In a direct quote from Whitty, he expressed that “It is really important that we do not give any impression that what we are expecting is this just goes away and there are no further deaths… That is not realistic and I think to pretend that to the British public would be completely wrong”.
It is quotes like this which make me question why it is people like Johnson rather than Whitty who have the most say in how the country is run. I think I’d feel much more confident at least in the morality of his judgments, rather than those passed by an Oxford graduate who coasted by on the back of his daddy’s name and money.
Experts in the modelling subgroup of Sage calculate that even under the most optimistic scenario, at least 30,000 more Covid deaths could occur in the UK. That’s not many more lives than there are students at Oxford University. Maybe if we compare the amount of people being wiped out by Covid by the number of potential Boris Johnsons there are in the world, the prime minister will actually listen to the medical professionals and scientists this time.
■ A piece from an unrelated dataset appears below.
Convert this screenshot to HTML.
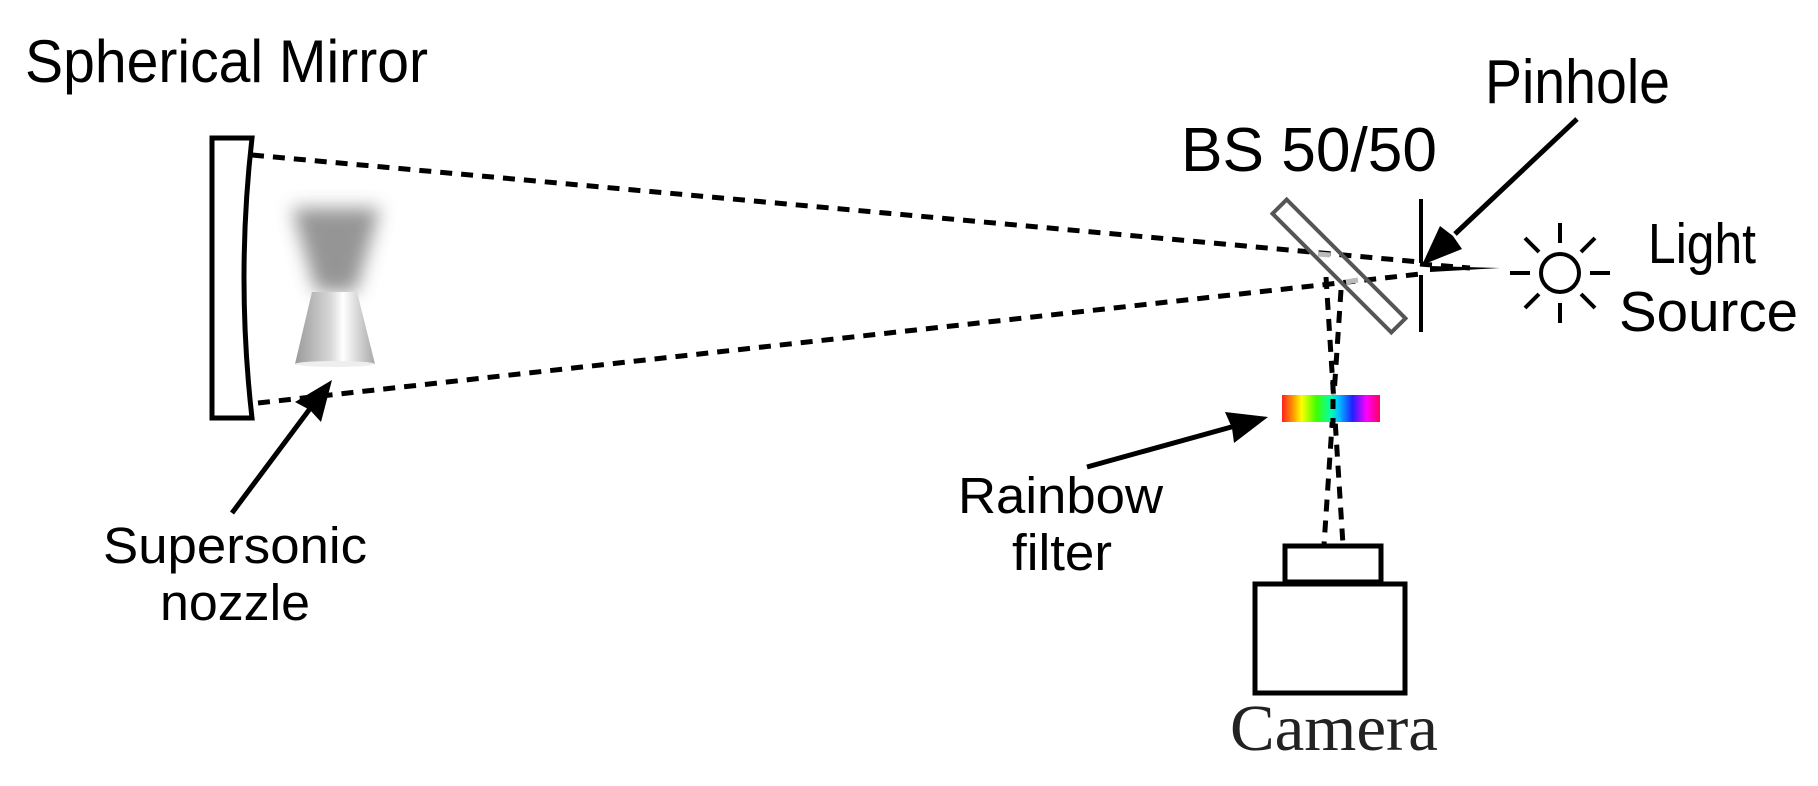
<!DOCTYPE html>
<html><head><meta charset="utf-8"><style>
html,body{margin:0;padding:0;background:#fff;}
svg{display:block;}
text{font-family:"Liberation Sans",Arial,sans-serif;fill:#000;}
</style></head><body>
<svg width="1818" height="786" viewBox="0 0 1818 786" xmlns="http://www.w3.org/2000/svg">
<defs>
<filter id="bl" x="-50%" y="-50%" width="200%" height="200%"><feGaussianBlur stdDeviation="9"/></filter>
<linearGradient id="cone" x1="0" x2="1" y1="0" y2="0">
<stop offset="0" stop-color="#9a9a9a"/><stop offset="0.45" stop-color="#d8d8d8"/><stop offset="0.6" stop-color="#ffffff"/><stop offset="1" stop-color="#a8a8a8"/>
</linearGradient>
<linearGradient id="rb" x1="0" x2="1" y1="0" y2="0">
<stop offset="0" stop-color="#ff2020"/><stop offset="0.12" stop-color="#ffa000"/><stop offset="0.2" stop-color="#ffff00"/><stop offset="0.35" stop-color="#40ff00"/><stop offset="0.5" stop-color="#00ffb0"/><stop offset="0.58" stop-color="#00c0ff"/><stop offset="0.72" stop-color="#2020ff"/><stop offset="0.86" stop-color="#ff00ff"/><stop offset="1" stop-color="#ff0060"/>
</linearGradient>
</defs>

<text x="25" y="82" font-size="60" textLength="403" lengthAdjust="spacingAndGlyphs">Spherical Mirror</text>
<text x="1181" y="171" font-size="62" textLength="256" lengthAdjust="spacingAndGlyphs">BS 50/50</text>
<text x="1485" y="103" font-size="62" textLength="185" lengthAdjust="spacingAndGlyphs">Pinhole</text>
<text x="1648" y="263" font-size="57" textLength="108" lengthAdjust="spacingAndGlyphs">Light</text>
<text x="1619" y="331" font-size="57" textLength="179" lengthAdjust="spacingAndGlyphs">Source</text>
<text x="958" y="513" font-size="51" textLength="205" lengthAdjust="spacingAndGlyphs">Rainbow</text>
<text x="1012" y="570" font-size="51" textLength="100" lengthAdjust="spacingAndGlyphs">filter</text>
<text x="103" y="563" font-size="51" textLength="264" lengthAdjust="spacingAndGlyphs">Supersonic</text>
<text x="160" y="620" font-size="51" textLength="150" lengthAdjust="spacingAndGlyphs">nozzle</text>
<text x="1230" y="750" font-size="66" style="font-family:'Liberation Serif',serif;fill:#222" textLength="208" lengthAdjust="spacingAndGlyphs">Camera</text>

<path d="M212,138 L252,138 Q236,278 252,418 L212,418 Z" fill="none" stroke="#000" stroke-width="5"/>

<polygon points="292,208 380,208 356,292 316,292" fill="#8a8a8a" filter="url(#bl)" opacity="0.9"/>
<polygon points="312,292 357,292 375,364 295,364" fill="url(#cone)"/>
<ellipse cx="335" cy="364" rx="40" ry="3" fill="#eee"/>

<g stroke="#000" stroke-width="5" stroke-dasharray="12,9" fill="none">
<line x1="252" y1="155" x2="1420" y2="262"/>
<line x1="258" y1="403" x2="1420" y2="274"/>
<line x1="1420" y1="264" x2="1470" y2="268"/>
<line x1="1326" y1="277" x2="1343" y2="545"/>
<line x1="1341" y1="290" x2="1324" y2="545"/>
</g>
<polygon points="1430,266 1500,268 1430,272" fill="#000"/>

<rect x="1255" y="256" width="168" height="20" fill="none" stroke="#555" stroke-width="4" transform="rotate(45 1339 266)"/>
<line x1="1318" y1="254" x2="1330" y2="255" stroke="#bbb" stroke-width="5"/>
<line x1="1346" y1="282" x2="1358" y2="280" stroke="#bbb" stroke-width="5"/>

<g stroke="#000" stroke-width="4">
<line x1="1421" y1="199" x2="1421" y2="263"/>
<line x1="1421" y1="275" x2="1421" y2="332"/>
</g>

<g stroke="#000" stroke-width="4" fill="none">
<circle cx="1560" cy="273" r="19"/>
<line x1="1560" y1="223" x2="1560" y2="243"/>
<line x1="1560" y1="303" x2="1560" y2="323"/>
<line x1="1510" y1="273" x2="1530" y2="273"/>
<line x1="1590" y1="273" x2="1610" y2="273"/>
<line x1="1525" y1="238" x2="1539" y2="252"/>
<line x1="1581" y1="294" x2="1595" y2="308"/>
<line x1="1595" y1="238" x2="1581" y2="252"/>
<line x1="1539" y1="294" x2="1525" y2="308"/>
</g>

<rect x="1282" y="395" width="98" height="27" fill="url(#rb)"/>
<line x1="1333" y1="380" x2="1333" y2="430" stroke="#000" stroke-width="5" stroke-dasharray="10,9"/>

<rect x="1285" y="546" width="96" height="36" fill="#fff" stroke="#000" stroke-width="5"/>
<rect x="1255" y="584" width="150" height="109" fill="#fff" stroke="#000" stroke-width="5"/>

<g stroke="#000" stroke-width="5">
<line x1="1577" y1="119" x2="1455" y2="234"/>
<line x1="1087" y1="467" x2="1235" y2="426"/>
<line x1="232" y1="513" x2="312" y2="406"/>
</g>
<polygon points="1422,265 1440,226 1453,236 1462,249" fill="#000"/>
<polygon points="1268,417 1225,412 1232,428 1234,443" fill="#000"/>
<polygon points="332,380 321,422 310,410 295,402" fill="#000"/>
</svg>
</body></html>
When questioned by MPs, Whitty made clear that “What we don’t want to do is to accelerate into trouble and then have to reverse straight back out again, open things up and immediately close them down”. And I completely agree. That does seem like a terrible idea and definitely not something the UK government would ever allow to happen. The ‘Eat Out to Help Out’ scheme was a great money saver though, wasn’t it?
One thing’s for sure, I don’t see Bojo advocating a similar sort of hospitality promoting scheme any time soon. Many people blamed the influx in restaurant-goers because of it as a large contributor to the UK’s second wave of coronavirus. Although let me tell you, whilst we may be skint, it wasn’t just students I saw enjoying a half price meal out, thank you very much.
So to conclude, maybe everyone should just hold tight, imagine the world like a rollercoaster (a corona-coaster, if you will) and make sure our hands and feet (and all other physical parts of ourselves) are safely inside the compartment that is our household, before we can have the ride of our lives.